1990年代、中産層の象徴だった現代自動車のソナタがいよいよ生産終了となる。1985年に初めて発売されたソナタは、韓国国内の自動車業界最長寿モデル(37年)であり、900万台以上の累積販売台数を誇る「国民セダン」として愛された。

 5月12日、本紙の取材により、現代自には次世代ソナタの開発計画が存在しないことが分かった。現代自の関係者は「ソナタの次世代モデルであるDN9に対する開発プロジェクト(研究課題)は進められていない」とし「主な研究課題の設定と商品性の検討も行われていない状況」と述べた。DN9は現代自で車両を示すコードナンバーだ。「D」は中型車(Dセグメント)、「N」はセダン、「9」はソナタの第9世代モデルをそれぞれ意味している。現在販売中のソナタは第8世代で、コードナンバーはDN8だ。現代自は「2035年以降、欧州市場で販売するのは100%電気自動車」という目標を掲げ、同年以降は従来の内燃機関車の生産終了手続きに入る。内燃機関自動車の歴史が幕を下ろす1シーンだ。

■第9世代「ソナタ」の開発計画はなし

 通常、新車の開発には4-6年かかる。現代自もこうした周期で新車を市場に送り出してきた。現代自は新車発売から2-3年後にマイナーチェンジ・モデル(フェイスリフト)を発売し、マイナーチェンジ・モデルの発売から2-3年後に新車を発売する。現代自の研究部署の関係者は「現在のソナタ(DN8)は2019年に発売されたため、通常では25年前後に次世代モデルが市場に出るのが順序」とし「このためには現在開発作業が盛んに行われていなければならないが、計画さえない」と述べた。ソナタに部品を納品してきたある下請け会社の関係者も「DN9の部品開発について何も決まっていない」と話す。

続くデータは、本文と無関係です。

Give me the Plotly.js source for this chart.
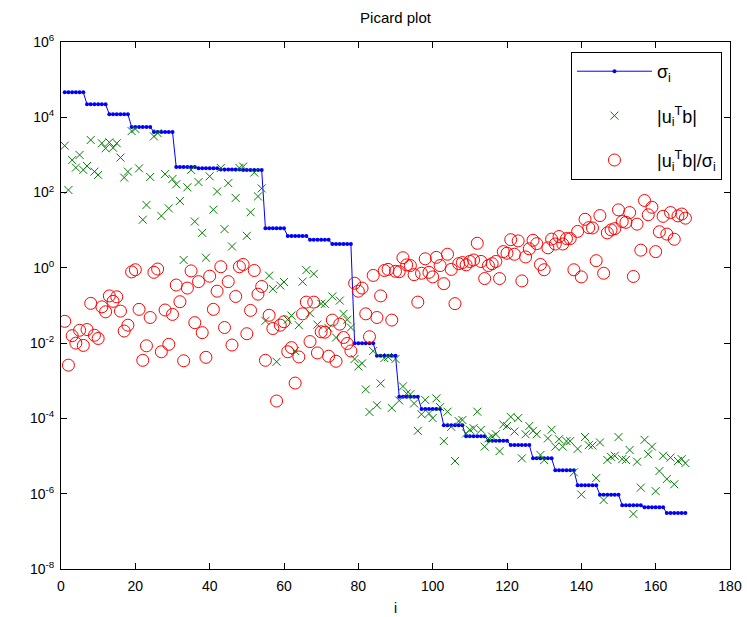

 現代自の内部では「ソナタの生産終了」を既成事実化する雰囲気だ。実際、現代自では、ソナタの生産に関わってきた人員と設備を電気自動車部門に回すための作業が進められている。現代自は今年1月、約1カ月間にわたって忠清南道牙山工場で製造していたソナタとグレンジャーの生産を一時中断し、生産設備の一部を電気自動車(アイオニック6)の生産に回した。

 現代自が今ソナタの第9世代の開発に着手するとしても、発売が可能となるのは2027年だ。業界の関係者は「現代自は2035年から主な市場に電気自動車だけを送り出す意向を明らかにしており、内燃機関のソナタの寿命も終わりつつある」とし「新型モデルの開発に3000億ウォン(約303億円)がかかる上、販売低迷しているソナタをさらに開発する理由はないだろう」と述べた。DN8(現在の第8世代ソナタ)のマイナーチェンジ・モデルは今年末から来年初めにかけて発売される予定だが、最後のモデルとなる可能性が高い。

■37年にわたって愛され続けた国民車「ソナタ」

 1985年10月から生産され始めたソナタは、現在まで韓国国内・国外市場で917万台が売れた。現代自ではアバンテ(1440万台)とアクセント(1010万台)に続き、販売台数で歴代3位を誇る車種だ。また、グレンジャー(36年)より1歳年上の最長寿モデル(37年)でもある。ソナタは韓国自動車の輸出の先駆け的存在だった。1998年に発売されたEFソナタから、海外販売台数が国内販売台数を上回るようになった。YFソナタは韓国国内(51万台)の販売台数の3倍を上回る162万台を輸出し、ソナタの歴代モデルの中で最も多い213万台の販売を記録した。

 しかし、YFソナタを頂点として販売台数は下り坂だ。2019年に発売された第8世代は、3年間で約44万台の販売にとどまった。第3世代以降は着実に100万台以上売れてきたのと比べれば、低迷の度合いが見て取れる。こうした傾向が続くなら、第8世代のソナタの販売台数100万台突破は容易でないとの見通しだ。

 SUV(スポーツタイプ多目的車)の人気に加え、ソナタよりグレンジャーを好む消費者のトレンドが反映された結果と言える。昨年の、現代自の韓国国内・海外での販売実績を見ると、販売台数の半数(47.3%)をSUVが占めた。ソナタが含まれるD(中型)セグメントの占める割合は6.7%で、2020年(9.9%)よりも減っている。2018年から先月まで韓国国内で販売されたソナタは約31万台だが、グレンジャーは46万台だった。現代自の関係者は「ソナタを継承した電気自動車が発売される可能性を完全に排除することはできないが、内部的には販売台数が低迷している中型(Dセグメント)よりも準中型(アバンテ・クラス)の電気自動車を優先課題として開発中」と述べた。